As we are entering into the second quarter of 2015, it’s time to take a brief look back and see how the market performed during the first three months of the year, and most importantly if investors have been right in their bets. With this in mind, we have determined five stocks that have market capitalizations of over $100 billion that have performed exceptionally well, generating returns north of 10% during the first quarter. The companies that we are going to talk about are: Novo Nordisk A/S (ADR) (NYSE:NVO), Amazon.com, Inc. (NASDAQ:AMZN), Apple Inc. (NASDAQ:AAPL), Pfizer Inc. (NYSE:PFE), and China Life Insurance Company Ltd. (ADR) (NYSE:LFC). You might be wondering why we are doing this and the reason is pretty simple. We are analyzing tons of data after the end of each round of 13F filings and try to identify some of the best picks that could help other investors to build a portfolio that would be able to beat the market.

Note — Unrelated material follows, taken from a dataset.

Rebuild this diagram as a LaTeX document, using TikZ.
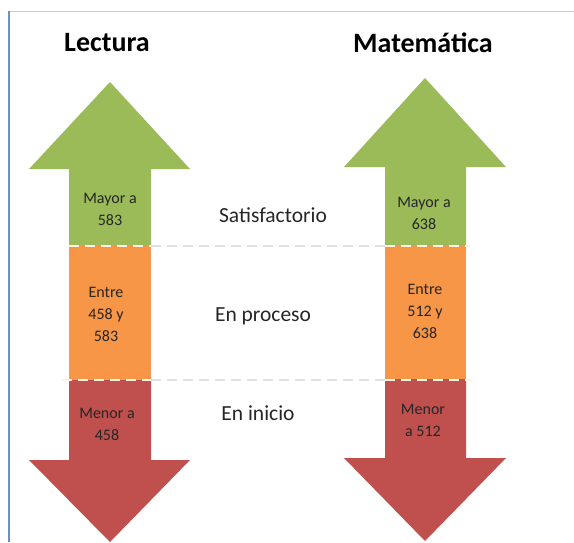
\documentclass[tikz,border=0pt]{standalone}
\usepackage{fontspec}
\setmainfont{Carlito}
\definecolor{nivelverde}{HTML}{9BBB59}
\definecolor{nivelnaranja}{HTML}{F79646}
\definecolor{nivelrojo}{HTML}{C0504D}
\definecolor{marco}{HTML}{6F8FC0}
\begin{document}
\begin{tikzpicture}[x=1pt,y=-1pt,
    titulo/.style={font=\fontsize{28}{32}\selectfont\bfseries, text=black},
    nivel/.style={font=\fontsize{21.5}{26}\selectfont, text=black!85},
    rango/.style={font=\fontsize{16}{22}\selectfont, align=center, text=black!85},
    corte/.style={white!90!orange, line width=2pt, dash pattern=on 10pt off 6pt},
    guia/.style={black!12, line width=1.5pt, dash pattern=on 10pt off 6pt}]
  \useasboundingbox (0,0) rectangle (574,542);
  % marco
  \draw[black!20, line width=1pt] (9,11) -- (574,11);
  \draw[marco, line width=1.2pt] (9,11) -- (9,542);
  % lectura
  \fill[nivelverde] (69,246) -- (69,169) -- (29,169) -- (110,82) -- (190,169)
    -- (151,169) -- (151,246) -- cycle;
  \fill[nivelnaranja] (69,246) rectangle (151,380);
  \fill[nivelrojo] (69,380) -- (151,380) -- (151,460) -- (190,460) -- (110,542)
    -- (29,460) -- (69,460) -- cycle;
  % matematica
  \fill[nivelverde] (385,245) -- (385,167) -- (344,167) -- (425,78) -- (506,167)
    -- (466,167) -- (466,245) -- cycle;
  \fill[nivelnaranja] (385,245) rectangle (466,379);
  \fill[nivelrojo] (385,379) -- (466,379) -- (466,458) -- (506,458) -- (425,541)
    -- (344,458) -- (385,458) -- cycle;
  % cortes
  \coordinate (a1) at (69,246);
  \coordinate (a2) at (151,246);
  \coordinate (a3) at (385,246);
  \coordinate (a4) at (470,246);
  \coordinate (b1) at (62,380);
  \coordinate (b2) at (151,380);
  \coordinate (b3) at (385,380);
  \coordinate (b4) at (473,380);
  \draw[guia] (a2) -- (a3);
  \draw[guia] (b2) -- (b3);
  \draw[corte] (a1) -- (a2);
  \draw[corte] (a3) -- (a4);
  \draw[corte] (b1) -- (b2);
  \draw[corte] (b3) -- (b4);
  % textos
  \node[titulo] (lectura) at (107,43) {Lectura};
  \node[titulo] (matematica) at (423,43) {Matemática};
  \node[nivel] (satis) at (273,215) {Satisfactorio};
  \node[nivel] (proceso) at (263,316) {En proceso};
  \node[nivel] (inicio) at (258,413) {En inicio};
  \node[rango] (lmayor) at (110,209) {Mayor a\\583};
  \node[rango] (lentre) at (106,314) {Entre\\458 y\\583};
  \node[rango] (lmenor) at (107,424) {Menor a\\458};
  \node[rango] (mmayor) at (424,213) {Mayor a\\638};
  \node[rango] (mentre) at (425,311) {Entre\\512 y\\638};
  \node[rango] (mmenor) at (423,420) {Menor\\a 512};
\end{tikzpicture}
\end{document}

Even though these stocks had an equally-weighted average return of more than 17.28% for the first quarter while the S&P 500 ETF (SPY) inched up by only 0.90% during the same period, these companies are more of an exception to the general rule. Hedge funds and other big money managers prefer to hold the largest amounts of capital invested in large and mega-cap stocks because these companies allow a much larger capital allocation, which is important taking into account that the global hedge fund industry has swollen to nearly $3.0 trillion. That’s why if we take a look at the most popular stocks among hedge funds (we track more than 700 in our database), we won’t find any mid- or small-cap stocks there. However, our backtests of hedge funds’ equity portfolios between 1999 and 2012 revealed that the 50 most popular stocks among hedge funds underperformed the market by 7 basis points per month, while in the last two years, equity hedge funds had average returns of 11.1% and 1.4%, which shows that an investor was better off by allocating their money into an index fund such as the S&P 500 ETF (SPY), which returned 32.3% and 13.5% during the same period. However, we consider that we can combine the pricing inefficiencies among small-cap picks with hedge fund managers’ expertise and obtain significant results. This was confirmed through backtesting and in forward tests since 2012, as this strategy, which involves imitating the most popular small-cap picks among hedge funds managed to provide gains of 132% (read more details here), beating the broader market by some 79 percentage points.
So, let’s get back to our “exceptions” from the rule and see these five mega-cap stocks and what hedge funds “think” about them. On the first spot is Novo Nordisk A/S (ADR) (NYSE:NVO), which jumped by 28.13% during the first quarter. Novo Nordisk is a $143 billion biotechnology company, which is enough to explain why it is on the top of this list. The Biotech industry has been very hot lately and the majority of top gainers among companies with market capitalizations above $1.0 billion, are biotech stocks. Novo Nordisk is the third largest company from the industry, being outrun by Gilead Sciences, Inc. (NASDAQ:GILD) and Roche Holdings in terms of size, but its stock had the highest gains among all three. However, despite a significant appreciation of the stock, Novo Nordisk A/S (ADR) (NYSE:NVO) has recently announced a buyback program of up to 15 million Danish Krones ($2.16 billion) to be conducted within the next ten months (until January 30, 2016).
Hedge funds are not particularly excited about Novo Nordisk A/S (ADR) (NYSE:NVO) as the latest round of 13F filings showed. Overall, 18 funds disclosed long positions in the company with an aggregate value of $1.59 billion, but none of the funds that we track hold more than 1.60% of their equity portfolios invested in the company, probably because of its large size and expensive shares. However, billionaire Jim Simons’ Renaissance Technologies owns 15.61 million shares of Novo Nordisk A/S (ADR) (NYSE:NVO) as of the end of 2014, the $660.81 million stake being the second-largest in its equity portfolio.